What is he hearing from them? Many things, he said, but one common thread is the need to move quickly and decisively to restore a sense of stability, something that is lost, or perceived to be lost, when a school like UMass loses as many top administrators as it has over the past several months.

What is Holub telling those groups and individuals? Essentially, that he wants to take those departments not ranked among the country’s elite and elevate them there, while taking those with high rankings and pushing them higher still.

“We’re the best public research university in New England,” he said, stating with no lack of confidence in his voice that the school tops UConn in that category. “But we can’t be satisfied with that; we want to be one of the best in the country.”

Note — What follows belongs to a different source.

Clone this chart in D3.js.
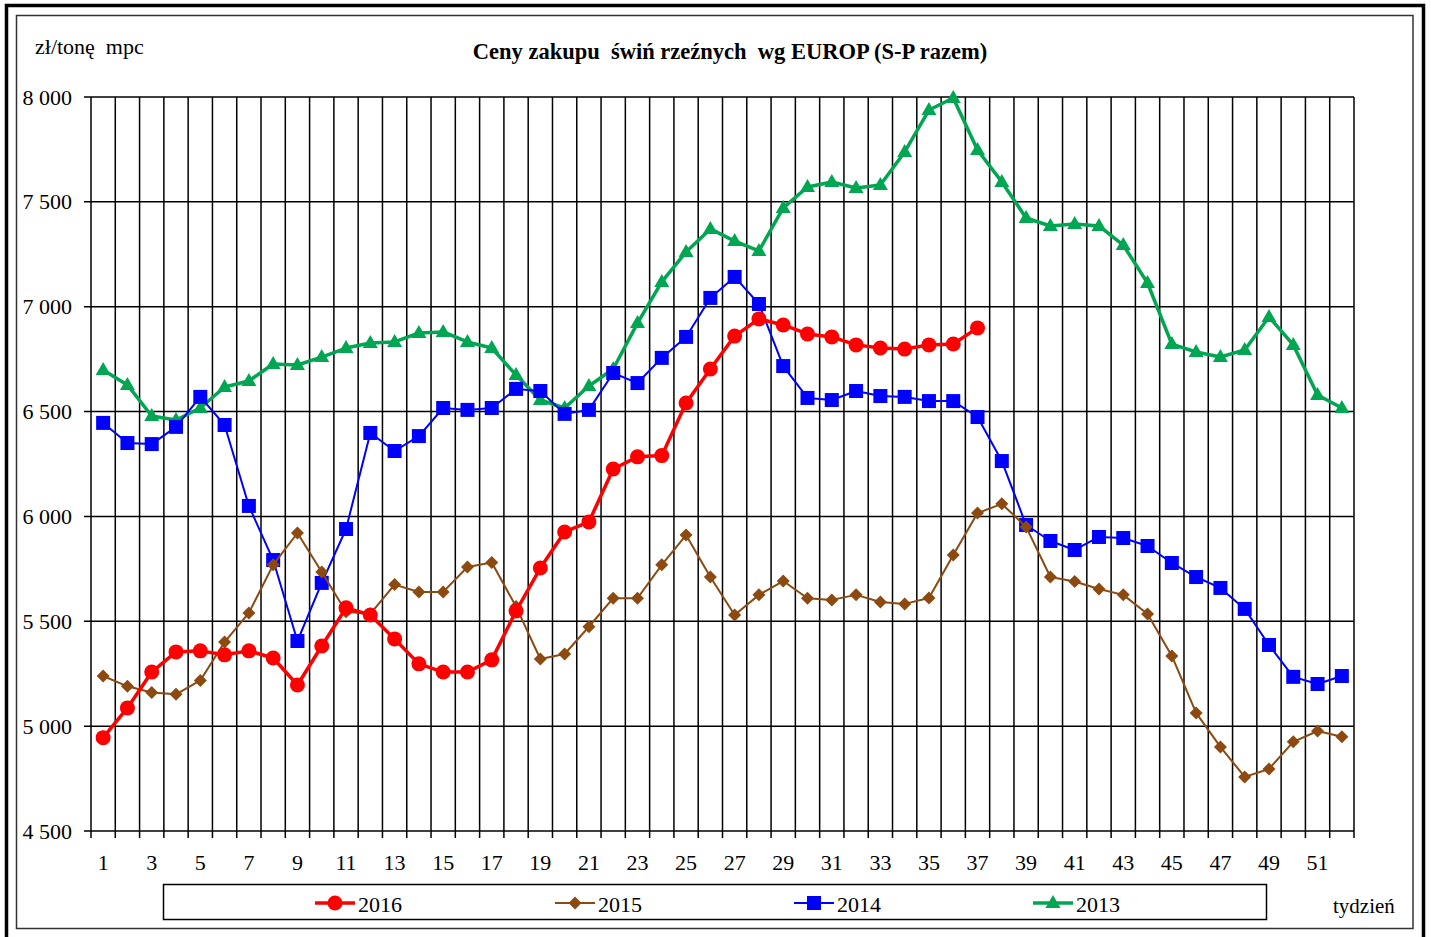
<!DOCTYPE html>
<html>
<head>
<meta charset="utf-8">
<script src="https://cdn.jsdelivr.net/npm/d3@7"></script>
<style>
  body { margin: 0; background: #fff; }
  text { font-family: "Liberation Serif", "Times New Roman", serif; }
</style>
</head>
<body>
<div id="chart"></div>
<script>
const weeks = d3.range(1, 53);
const yTicks = [4500, 5000, 5500, 6000, 6500, 7000, 7500, 8000];

const s2016 = [4945, 5087, 5258, 5354, 5359, 5340, 5359, 5325, 5196, 5382,
  5564, 5530, 5416, 5297, 5258, 5258, 5316, 5549, 5754, 5926,
  5974, 6226, 6284, 6290, 6541, 6703, 6860, 6942, 6913, 6870,
  6856, 6818, 6803, 6798, 6818, 6822, 6899];

const s2015 = [5239, 5190, 5160, 5152, 5218, 5401, 5540, 5769, 5921, 5735,
  5545, 5535, 5675, 5640, 5640, 5759, 5780, 5570, 5320, 5344,
  5474, 5610, 5610, 5769, 5911, 5711, 5530, 5626, 5692, 5610,
  5602, 5626, 5592, 5583, 5611, 5816, 6016, 6060, 5950, 5711,
  5690, 5654, 5626, 5535, 5335, 5063, 4901, 4758, 4796, 4925,
  4977, 4949];

const s2014 = [6446, 6350, 6345, 6427, 6570, 6436, 6050, 5792, 5406, 5683,
  5940, 6398, 6312, 6383, 6517, 6508, 6517, 6608, 6598, 6489,
  6508, 6684, 6636, 6756, 6856, 7042, 7142, 7013, 6717, 6565,
  6555, 6598, 6574, 6570, 6550, 6550, 6474, 6264, 5959, 5883,
  5840, 5902, 5897, 5859, 5778, 5711, 5659, 5559, 5387, 5235,
  5201, 5239];

const s2013 = [6698, 6627, 6479, 6460, 6517, 6617, 6646, 6727, 6722, 6760,
  6803, 6827, 6832, 6875, 6880, 6832, 6803, 6674, 6555, 6517,
  6622, 6703, 6922, 7118, 7261, 7371, 7313, 7266, 7471, 7571,
  7595, 7566, 7580, 7738, 7938, 7995, 7747, 7595, 7423, 7385,
  7394, 7385, 7294, 7113, 6822, 6784, 6760, 6794, 6951, 6818,
  6579, 6517];

const series = [
  { name: "2016", values: s2016, color: "#ff0000", width: 3.5, marker: "circle" },
  { name: "2015", values: s2015, color: "#8c4a10", width: 2, marker: "diamond" },
  { name: "2014", values: s2014, color: "#0000ff", width: 2, marker: "square" },
  { name: "2013", values: s2013, color: "#00a651", width: 3.5, marker: "triangle" }
];

const W = 1431, H = 937;
const PLOT = { LEFT: 91, RIGHT: 1354, TOP: 97, BOTTOM: 831 };

const svg = d3.select("#chart").append("svg")
  .attr("width", W).attr("height", H);

// frames
svg.append("rect").attr("x", 6.5).attr("y", 5.5).attr("width", 1417).attr("height", 934)
  .attr("fill", "none").attr("stroke", "#000").attr("stroke-width", 3.5);
svg.append("rect").attr("x", 16.5).attr("y", 15.5).attr("width", 1396.5).attr("height", 913)
  .attr("fill", "none").attr("stroke", "#333").attr("stroke-width", 1.5);

// scales
const x = d3.scaleBand().domain(weeks).range([PLOT.LEFT, PLOT.RIGHT]);
const xc = d => x(d) + x.bandwidth() / 2;
const y = d3.scaleLinear().domain([4500, 8000]).range([PLOT.BOTTOM, PLOT.TOP]);

// grid
const grid = svg.append("g").attr("stroke", "#000").attr("stroke-width", 1.5);
const bounds = weeks.map(d => x(d)).concat([PLOT.RIGHT]);
grid.selectAll("line.v").data(bounds).join("line")
  .attr("x1", d => d).attr("x2", d => d)
  .attr("y1", PLOT.TOP).attr("y2", PLOT.BOTTOM + 7);
grid.selectAll("line.h").data(yTicks).join("line")
  .attr("x1", PLOT.LEFT - 7).attr("x2", PLOT.RIGHT)
  .attr("y1", d => y(d)).attr("y2", d => y(d));

// axes
const fmt = d => d3.format(",")(d).replace(",", " ");
const yAxis = svg.append("g").attr("transform", `translate(${PLOT.LEFT - 7},0)`)
  .call(d3.axisLeft(y).tickValues(yTicks).tickFormat(fmt).tickSize(0).tickPadding(12));
yAxis.select(".domain").remove();
yAxis.selectAll("text").attr("font-size", 22).attr("fill", "#000")
  .attr("font-family", "Liberation Serif");

const xAxis = svg.append("g").attr("transform", `translate(0,${PLOT.BOTTOM})`)
  .call(d3.axisBottom(x).tickValues(weeks.filter(d => d % 2 === 1)).tickSize(0).tickPadding(23));
xAxis.select(".domain").remove();
xAxis.selectAll("text").attr("font-size", 22).attr("fill", "#000")
  .attr("font-family", "Liberation Serif");

// titles
svg.append("text").attr("x", 730).attr("y", 59).attr("text-anchor", "middle")
  .attr("font-size", 22.5).attr("font-weight", "bold").style("white-space", "pre")
  .text("Ceny zakupu  świń rzeźnych  wg EUROP (S-P razem)");
svg.append("text").attr("x", 35).attr("y", 54).attr("font-size", 22)
  .style("white-space", "pre").text("zł/tonę  mpc");
svg.append("text").attr("x", 1333).attr("y", 913).attr("font-size", 21).text("tydzień");

// markers
function drawMarker(g, type, color, cx, cy) {
  if (type === "circle") {
    g.append("circle").attr("cx", cx).attr("cy", cy).attr("r", 7.5).attr("fill", color);
  } else if (type === "square") {
    g.append("rect").attr("x", cx - 7).attr("y", cy - 7).attr("width", 14).attr("height", 14)
      .attr("fill", color);
  } else if (type === "diamond") {
    g.append("path").attr("d", `M${cx},${cy - 6.5}L${cx + 6.5},${cy}L${cx},${cy + 6.5}L${cx - 6.5},${cy}Z`)
      .attr("fill", color);
  } else if (type === "triangle") {
    g.append("path").attr("d", `M${cx},${cy - 8}L${cx + 7.5},${cy + 5}L${cx - 7.5},${cy + 5}Z`)
      .attr("fill", color);
  }
}

const line = d3.line().x((d, i) => xc(weeks[i])).y(d => y(d));

// draw 2013 first so 2016 is on top
series.slice().reverse().forEach(s => {
  const g = svg.append("g");
  g.append("path").datum(s.values).attr("d", line)
    .attr("fill", "none").attr("stroke", s.color).attr("stroke-width", s.width)
    .attr("stroke-linejoin", "round");
  s.values.forEach((v, i) => drawMarker(g, s.marker, s.color, xc(weeks[i]), y(v)));
});

// legend
svg.append("rect").attr("x", 163.5).attr("y", 884.5).attr("width", 1103).attr("height", 35)
  .attr("fill", "#fff").attr("stroke", "#000").attr("stroke-width", 1.5);
const legendX = [315, 555, 794, 1033];
series.forEach((s, i) => {
  const g = svg.append("g");
  const lx = legendX[i];
  g.append("line").attr("x1", lx).attr("x2", lx + 40).attr("y1", 903).attr("y2", 903)
    .attr("stroke", s.color).attr("stroke-width", s.width);
  drawMarker(g, s.marker, s.color, lx + 20, 903);
  g.append("text").attr("x", lx + 43).attr("y", 912).attr("font-size", 22).text(s.name);
});
</script>
</body>
</html>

Overall dissatisfaction with the status quo is what Holub says brought him to UMass.

“If they had said that they were satisfied with the way things were going and that they wanted someone to keep operating in that way, I wouldn’t have been interested in the position,” he said, referring back to that job posting. “This university has achieved some great things, but it can do more and be more.”

By the Book

When asked if there were any often-cited examples of schools reaching that ‘next tier’ that he would attempt to emulate in some way, Holub said there are several, but that each story is different is some ways.

The common thread is achieving a campus-wide commitment to excellence, and not allowing standards — or performance — to slip.

That’s why schools that are that top-echelon usually stay there, he continued, adding that UMass won’t easily take another university’s slot among the elite.

“Every public university that’s in the top 25 wants to stay in the top 25, and everyone who’s 25 to 50 wants to get in the top 25,” he explained. “So, it’s a very hard competition.”

Thus, UMass will have to earn its way to the top echelon, and the processing of doing so is already underway.